Magaro-George: The Celtics and Timberwolves are at the top of my shortlist of teams that have dominated the offseason. Boston added Malcolm Brogdon from the Pacers for what virtually amounts to spare parts and a 2023 first-rounder that is almost guaranteed to land somewhere in the mid-to-late twenties. Brad Stevens will further bolster his roster with Danilo Gallinari once the Spurs officially waive him in the next couple of days. Minnesota is also in the discussion here as they signed Kyle Anderson and Bryn Forbes while trading for Rudy Gobert, a three-time Defensive Player of the Year.
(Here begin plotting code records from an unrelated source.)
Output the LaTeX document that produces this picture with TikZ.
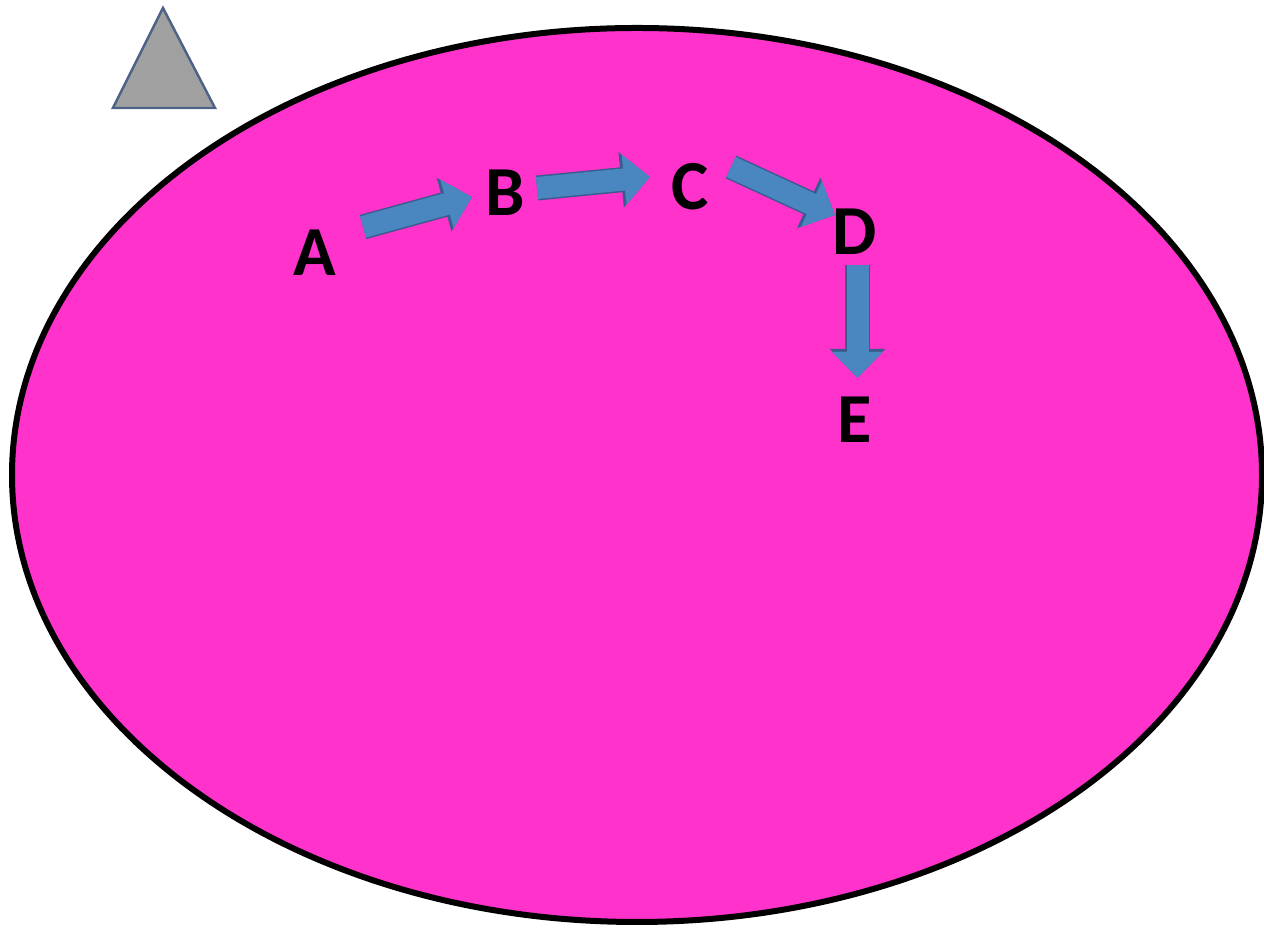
\documentclass[tikz,border=0pt]{standalone}
\usepackage{fontspec}
\setmainfont{Carlito}
\usetikzlibrary{arrows.meta,positioning,calc}
\definecolor{pinkFill}{RGB}{255,51,204}
\definecolor{arrowBlue}{RGB}{74,134,192}
\definecolor{arrowEdge}{RGB}{58,92,140}
\definecolor{triGray}{RGB}{160,160,160}
\definecolor{triEdge}{RGB}{78,98,135}

\begin{document}
\begin{tikzpicture}[
  letter/.style={font=\fontsize{40}{40}\selectfont\bfseries, inner sep=0pt, text=black},
  blockArrow/.style={line width=0.44cm, draw=arrowBlue, -{Triangle[width=0.98cm,length=0.52cm]},
    preaction={draw=arrowEdge, line width=0.5cm, -{Triangle[width=1.08cm,length=0.58cm]}}}
]
  \useasboundingbox[fill=white] (0,0) rectangle (25.28,18.6);

  % triangle in the corner
  \filldraw[fill=triGray, draw=triEdge, line width=1.4pt] (3.26,18.44) -- (2.26,16.44) -- (4.30,16.44) -- cycle;

  % the big ellipse
  \draw[fill=pinkFill, line width=0.12cm] (12.74,9.10) ellipse [x radius=12.50cm, y radius=8.94cm];

  \node[letter] (A) at (6.30,13.54) {A};
  \node[letter] (B) at (10.10,14.74) {B};
  \node[letter] (C) at (13.80,14.86) {C};
  \node[letter] (D) at (17.10,13.96) {D};
  \node[letter] (E) at (17.10,10.20) {E};

  \draw[blockArrow] ([shift={(0.96,0.52)}]A.center) -- ([shift={(-0.66,-0.08)}]B.center);
  \draw[blockArrow] ([shift={(0.64,0.10)}]B.center) -- ([shift={(-0.80,0.20)}]C.center);
  \draw[blockArrow] ([shift={(0.82,0.40)}]C.center) -- ([shift={(-0.40,0.34)}]D.center);
  \draw[blockArrow] ([shift={(0.05,-0.66)}]D.center) -- ([shift={(0.05,0.84)}]E.center);
\end{tikzpicture}
\end{document}
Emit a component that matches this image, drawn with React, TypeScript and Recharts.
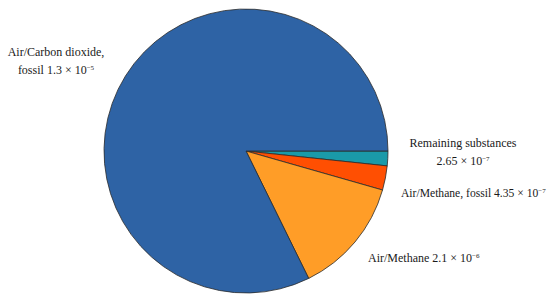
import { PieChart, Pie, Cell } from "recharts";

// contributions in kg CO2 eq (order: clockwise from 3 o'clock)
const names = [
  "Remaining substances",
  "Air/Methane, fossil",
  "Air/Methane",
  "Air/Carbon dioxide, fossil",
];
const values = [2.65e-7, 4.35e-7, 2.1e-6, 1.3e-5];
const mantissas = ["2.65", "4.35", "2.1", "1.3"];
const exponents = ["−7", "−7", "−6", "−5"];
const colors = ["#1a9aa9", "#ff4f02", "#ff9d27", "#2e63a5"];

const data = names.map((name, i) => ({ name, value: values[i] }));

const FONT = "'Liberation Serif', 'DejaVu Serif', serif";

// label placement relative to pie centre
const labelPos = [
  { dx: 217, dy: -4, anchor: "middle", lines: 2, first: "Remaining substances", size: 12 },
  { dx: 155, dy: 46, anchor: "start", lines: 1, first: "Air/Methane, fossil ", size: 11.6 },
  { dx: 122, dy: 111, anchor: "start", lines: 1, first: "Air/Methane ", size: 12 },
  { dx: -190, dy: -95, anchor: "middle", lines: 2, first: "Air/Carbon dioxide,", size: 12 },
];

const Sci = ({ i }: { i: number }) => (
  <>
    <tspan>{mantissas[i]} × 10</tspan>
    <tspan fontSize={7} dy={-4}>{exponents[i]}</tspan>
  </>
);

const renderLabel = (props: any) => {
  const { cx, cy, index } = props;
  const p = labelPos[index];
  const x = cx + p.dx;
  const y = cy + p.dy;
  if (p.lines === 2) {
    const second = index === 3 ? "fossil " : "";
    return (
      <g>
        <text x={x} y={y} textAnchor={p.anchor} fontFamily={FONT} fontSize={p.size} fill="#1a1a1a">
          {p.first}
        </text>
        <text x={x} y={y + 18} textAnchor={p.anchor} fontFamily={FONT} fontSize={p.size} fill="#1a1a1a">
          <tspan>{second}</tspan>
          <Sci i={index} />
        </text>
      </g>
    );
  }
  return (
    <text x={x} y={y} textAnchor={p.anchor} fontFamily={FONT} fontSize={p.size} fill="#1a1a1a">
      <tspan>{p.first}</tspan>
      <Sci i={index} />
    </text>
  );
};

export default function App() {
  return (
    <div style={{ position: "absolute", left: 0, top: 0, width: 550, height: 303, background: "#fff" }}>
      <PieChart width={550} height={303} margin={{ top: 0, right: 0, bottom: 0, left: 0 }}>
        <Pie
          data={data}
          dataKey="value"
          cx={246}
          cy={151}
          outerRadius={142}
          startAngle={0}
          endAngle={-360}
          stroke="#2b2b2b"
          strokeWidth={0.8}
          label={renderLabel}
          labelLine={false}
          isAnimationActive={false}
        >
          {data.map((d, i) => (
            <Cell key={d.name} fill={colors[i]} />
          ))}
        </Pie>
      </PieChart>
    </div>
  );
}
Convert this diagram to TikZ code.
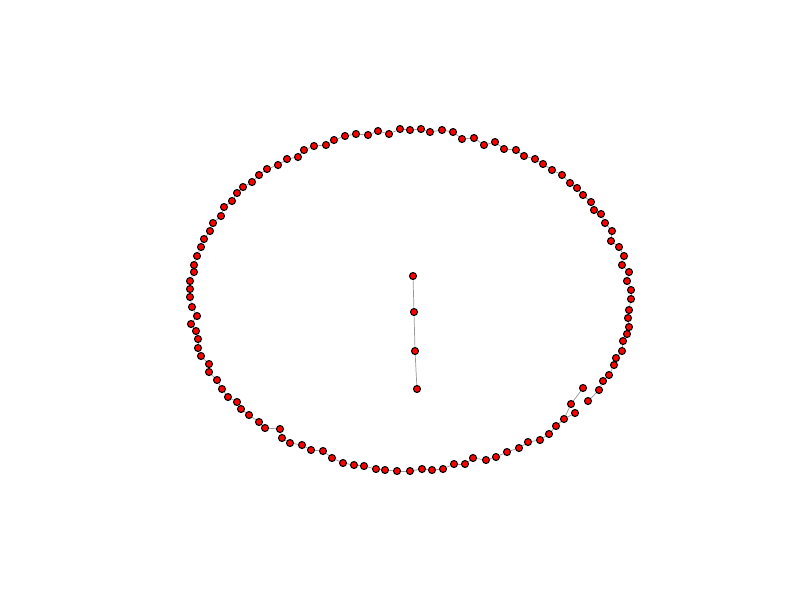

While the deal cost them a bunch of future draft compensation, the Wolves got the best rim protector in the world without giving up one of their stars or Jaden McDaniels, their best young asset outside of Anthony Edwards. On paper, both of these squads should be capable of making a deep playoff run within their respective conferences, so keep an eye out for how well their new acquisitions mesh with their incumbent makeup.
Gomez: The team with the best offseason will be the one that trades for Kevin Durant, assuming he’s moved, but for now I’d say the Nuggets and Celtics are the contenders that improved the most, despite not making any huge deals. Adding Kentavious Caldwell-Pope gives Denver the type of versatile wing defender they needed while Malcolm Brogdon and Danilo Gallinari should provide the Celtics with the depth and lineup flexibility they’ll need in the playoffs. On the second tier, both the Timberwolves and the Hawks should be much better than they were last year, at least during the regular season, but the awkward positional fit between their newcomers and their stars could prove to be hard to navigate. No teams seems to have put themselves head and shoulders over the competition this summer, which should make next season a fun one for casual fans.